▸ Exercise description: Write each line out exactly, leaving none out.

▸ Given material:

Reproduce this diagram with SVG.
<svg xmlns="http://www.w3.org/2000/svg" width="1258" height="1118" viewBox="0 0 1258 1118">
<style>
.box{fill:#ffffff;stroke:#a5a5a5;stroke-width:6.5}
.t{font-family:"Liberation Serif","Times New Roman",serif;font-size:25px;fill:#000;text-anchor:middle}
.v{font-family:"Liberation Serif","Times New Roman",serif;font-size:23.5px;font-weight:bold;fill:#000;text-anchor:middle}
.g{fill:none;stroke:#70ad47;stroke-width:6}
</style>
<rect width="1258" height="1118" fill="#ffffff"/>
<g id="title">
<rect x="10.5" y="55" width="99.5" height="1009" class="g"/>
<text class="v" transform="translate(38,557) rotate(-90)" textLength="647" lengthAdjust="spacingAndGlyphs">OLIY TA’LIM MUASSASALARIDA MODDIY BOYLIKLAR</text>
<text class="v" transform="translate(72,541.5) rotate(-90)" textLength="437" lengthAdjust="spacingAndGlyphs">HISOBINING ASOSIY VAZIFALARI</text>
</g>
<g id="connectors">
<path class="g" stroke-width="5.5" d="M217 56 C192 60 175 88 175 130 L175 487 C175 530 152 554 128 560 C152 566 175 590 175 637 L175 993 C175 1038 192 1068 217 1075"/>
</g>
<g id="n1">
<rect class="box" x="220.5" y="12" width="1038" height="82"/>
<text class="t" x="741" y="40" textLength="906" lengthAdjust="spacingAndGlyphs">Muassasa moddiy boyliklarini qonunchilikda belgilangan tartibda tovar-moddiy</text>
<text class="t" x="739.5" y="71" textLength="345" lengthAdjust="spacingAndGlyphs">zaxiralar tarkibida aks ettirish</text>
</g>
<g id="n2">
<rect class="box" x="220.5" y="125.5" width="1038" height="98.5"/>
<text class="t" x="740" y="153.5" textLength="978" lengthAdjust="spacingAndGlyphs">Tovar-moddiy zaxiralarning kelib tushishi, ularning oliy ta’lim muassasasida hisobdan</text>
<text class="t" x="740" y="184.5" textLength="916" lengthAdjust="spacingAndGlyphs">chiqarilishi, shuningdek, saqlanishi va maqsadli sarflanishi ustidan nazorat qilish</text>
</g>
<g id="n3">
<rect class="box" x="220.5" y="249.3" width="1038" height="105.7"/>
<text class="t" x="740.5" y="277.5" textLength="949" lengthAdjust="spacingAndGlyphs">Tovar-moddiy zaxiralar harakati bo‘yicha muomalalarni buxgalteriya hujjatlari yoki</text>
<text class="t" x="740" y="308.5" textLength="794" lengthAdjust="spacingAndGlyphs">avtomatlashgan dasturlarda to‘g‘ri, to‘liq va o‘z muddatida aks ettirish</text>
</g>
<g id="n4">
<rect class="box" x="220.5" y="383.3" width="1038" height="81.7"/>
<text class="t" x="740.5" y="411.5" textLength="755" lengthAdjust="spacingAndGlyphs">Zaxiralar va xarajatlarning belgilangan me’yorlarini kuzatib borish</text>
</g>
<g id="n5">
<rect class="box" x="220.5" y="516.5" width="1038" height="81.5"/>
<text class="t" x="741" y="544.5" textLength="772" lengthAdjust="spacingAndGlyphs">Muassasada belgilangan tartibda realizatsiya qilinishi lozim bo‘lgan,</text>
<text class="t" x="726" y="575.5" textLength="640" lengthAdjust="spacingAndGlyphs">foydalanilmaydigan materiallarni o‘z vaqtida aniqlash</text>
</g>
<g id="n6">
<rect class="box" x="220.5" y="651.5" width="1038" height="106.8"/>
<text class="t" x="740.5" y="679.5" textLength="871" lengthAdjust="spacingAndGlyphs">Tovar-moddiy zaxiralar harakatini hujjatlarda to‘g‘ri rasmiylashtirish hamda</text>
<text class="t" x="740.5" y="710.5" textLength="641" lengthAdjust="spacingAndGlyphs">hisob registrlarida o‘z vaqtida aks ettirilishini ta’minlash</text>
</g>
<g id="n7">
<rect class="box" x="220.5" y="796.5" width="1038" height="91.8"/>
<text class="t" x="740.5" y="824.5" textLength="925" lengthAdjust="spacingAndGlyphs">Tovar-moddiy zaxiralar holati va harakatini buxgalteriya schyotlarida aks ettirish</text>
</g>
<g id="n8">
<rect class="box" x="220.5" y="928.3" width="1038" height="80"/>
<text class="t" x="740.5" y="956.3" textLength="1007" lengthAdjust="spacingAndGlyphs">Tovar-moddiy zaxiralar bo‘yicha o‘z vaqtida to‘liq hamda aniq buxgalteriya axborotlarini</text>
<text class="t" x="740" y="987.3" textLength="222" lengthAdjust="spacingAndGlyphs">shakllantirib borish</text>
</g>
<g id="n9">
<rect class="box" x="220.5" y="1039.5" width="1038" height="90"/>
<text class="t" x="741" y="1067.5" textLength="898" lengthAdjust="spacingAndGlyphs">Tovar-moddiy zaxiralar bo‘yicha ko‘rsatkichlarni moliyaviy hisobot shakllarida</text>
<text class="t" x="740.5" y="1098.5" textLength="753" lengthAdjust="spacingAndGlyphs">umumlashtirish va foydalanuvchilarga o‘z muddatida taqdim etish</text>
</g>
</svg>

▸ Worked answer:
Reproduce this diagram with SVG.
<svg xmlns="http://www.w3.org/2000/svg" width="1258" height="1118" viewBox="0 0 1258 1118">
<style>
.box{fill:#ffffff;stroke:#a5a5a5;stroke-width:6.5}
.t{font-family:"Liberation Serif","Times New Roman",serif;font-size:25px;fill:#000;text-anchor:middle}
.v{font-family:"Liberation Serif","Times New Roman",serif;font-size:23.5px;font-weight:bold;fill:#000;text-anchor:middle}
.g{fill:none;stroke:#70ad47;stroke-width:6}
</style>
<rect width="1258" height="1118" fill="#ffffff"/>
<g id="title">
<rect x="10.5" y="55" width="99.5" height="1009" class="g"/>
<text class="v" transform="translate(38,557) rotate(-90)" textLength="647" lengthAdjust="spacingAndGlyphs">OLIY TA’LIM MUASSASALARIDA MODDIY BOYLIKLAR</text>
<text class="v" transform="translate(72,541.5) rotate(-90)" textLength="437" lengthAdjust="spacingAndGlyphs">HISOBINING ASOSIY VAZIFALARI</text>
</g>
<g id="connectors">
<path class="g" stroke-width="5.5" d="M217 56 C192 60 175 88 175 130 L175 487 C175 530 152 554 128 560 C152 566 175 590 175 637 L175 993 C175 1038 192 1068 217 1075"/>
</g>
<g id="n1">
<rect class="box" x="220.5" y="12" width="1038" height="82"/>
<text class="t" x="741" y="40" textLength="906" lengthAdjust="spacingAndGlyphs">Muassasa moddiy boyliklarini qonunchilikda belgilangan tartibda tovar-moddiy</text>
<text class="t" x="739.5" y="71" textLength="345" lengthAdjust="spacingAndGlyphs">zaxiralar tarkibida aks ettirish</text>
</g>
<g id="n2">
<rect class="box" x="220.5" y="125.5" width="1038" height="98.5"/>
<text class="t" x="740" y="153.5" textLength="978" lengthAdjust="spacingAndGlyphs">Tovar-moddiy zaxiralarning kelib tushishi, ularning oliy ta’lim muassasasida hisobdan</text>
<text class="t" x="740" y="184.5" textLength="916" lengthAdjust="spacingAndGlyphs">chiqarilishi, shuningdek, saqlanishi va maqsadli sarflanishi ustidan nazorat qilish</text>
</g>
<g id="n3">
<rect class="box" x="220.5" y="249.3" width="1038" height="105.7"/>
<text class="t" x="740.5" y="277.5" textLength="949" lengthAdjust="spacingAndGlyphs">Tovar-moddiy zaxiralar harakati bo‘yicha muomalalarni buxgalteriya hujjatlari yoki</text>
<text class="t" x="740" y="308.5" textLength="794" lengthAdjust="spacingAndGlyphs">avtomatlashgan dasturlarda to‘g‘ri, to‘liq va o‘z muddatida aks ettirish</text>
</g>
<g id="n4">
<rect class="box" x="220.5" y="383.3" width="1038" height="81.7"/>
<text class="t" x="740.5" y="411.5" textLength="755" lengthAdjust="spacingAndGlyphs">Zaxiralar va xarajatlarning belgilangan me’yorlarini kuzatib borish</text>
</g>
<g id="n5">
<rect class="box" x="220.5" y="516.5" width="1038" height="81.5"/>
<text class="t" x="741" y="544.5" textLength="772" lengthAdjust="spacingAndGlyphs">Muassasada belgilangan tartibda realizatsiya qilinishi lozim bo‘lgan,</text>
<text class="t" x="726" y="575.5" textLength="640" lengthAdjust="spacingAndGlyphs">foydalanilmaydigan materiallarni o‘z vaqtida aniqlash</text>
</g>
<g id="n6">
<rect class="box" x="220.5" y="651.5" width="1038" height="106.8"/>
<text class="t" x="740.5" y="679.5" textLength="871" lengthAdjust="spacingAndGlyphs">Tovar-moddiy zaxiralar harakatini hujjatlarda to‘g‘ri rasmiylashtirish hamda</text>
<text class="t" x="740.5" y="710.5" textLength="641" lengthAdjust="spacingAndGlyphs">hisob registrlarida o‘z vaqtida aks ettirilishini ta’minlash</text>
</g>
<g id="n7">
<rect class="box" x="220.5" y="796.5" width="1038" height="91.8"/>
<text class="t" x="740.5" y="824.5" textLength="925" lengthAdjust="spacingAndGlyphs">Tovar-moddiy zaxiralar holati va harakatini buxgalteriya schyotlarida aks ettirish</text>
</g>
<g id="n8">
<rect class="box" x="220.5" y="928.3" width="1038" height="80"/>
<text class="t" x="740.5" y="956.3" textLength="1007" lengthAdjust="spacingAndGlyphs">Tovar-moddiy zaxiralar bo‘yicha o‘z vaqtida to‘liq hamda aniq buxgalteriya axborotlarini</text>
<text class="t" x="740" y="987.3" textLength="222" lengthAdjust="spacingAndGlyphs">shakllantirib borish</text>
</g>
<g id="n9">
<rect class="box" x="220.5" y="1039.5" width="1038" height="90"/>
<text class="t" x="741" y="1067.5" textLength="898" lengthAdjust="spacingAndGlyphs">Tovar-moddiy zaxiralar bo‘yicha ko‘rsatkichlarni moliyaviy hisobot shakllarida</text>
<text class="t" x="740.5" y="1098.5" textLength="753" lengthAdjust="spacingAndGlyphs">umumlashtirish va foydalanuvchilarga o‘z muddatida taqdim etish</text>
</g>
</svg>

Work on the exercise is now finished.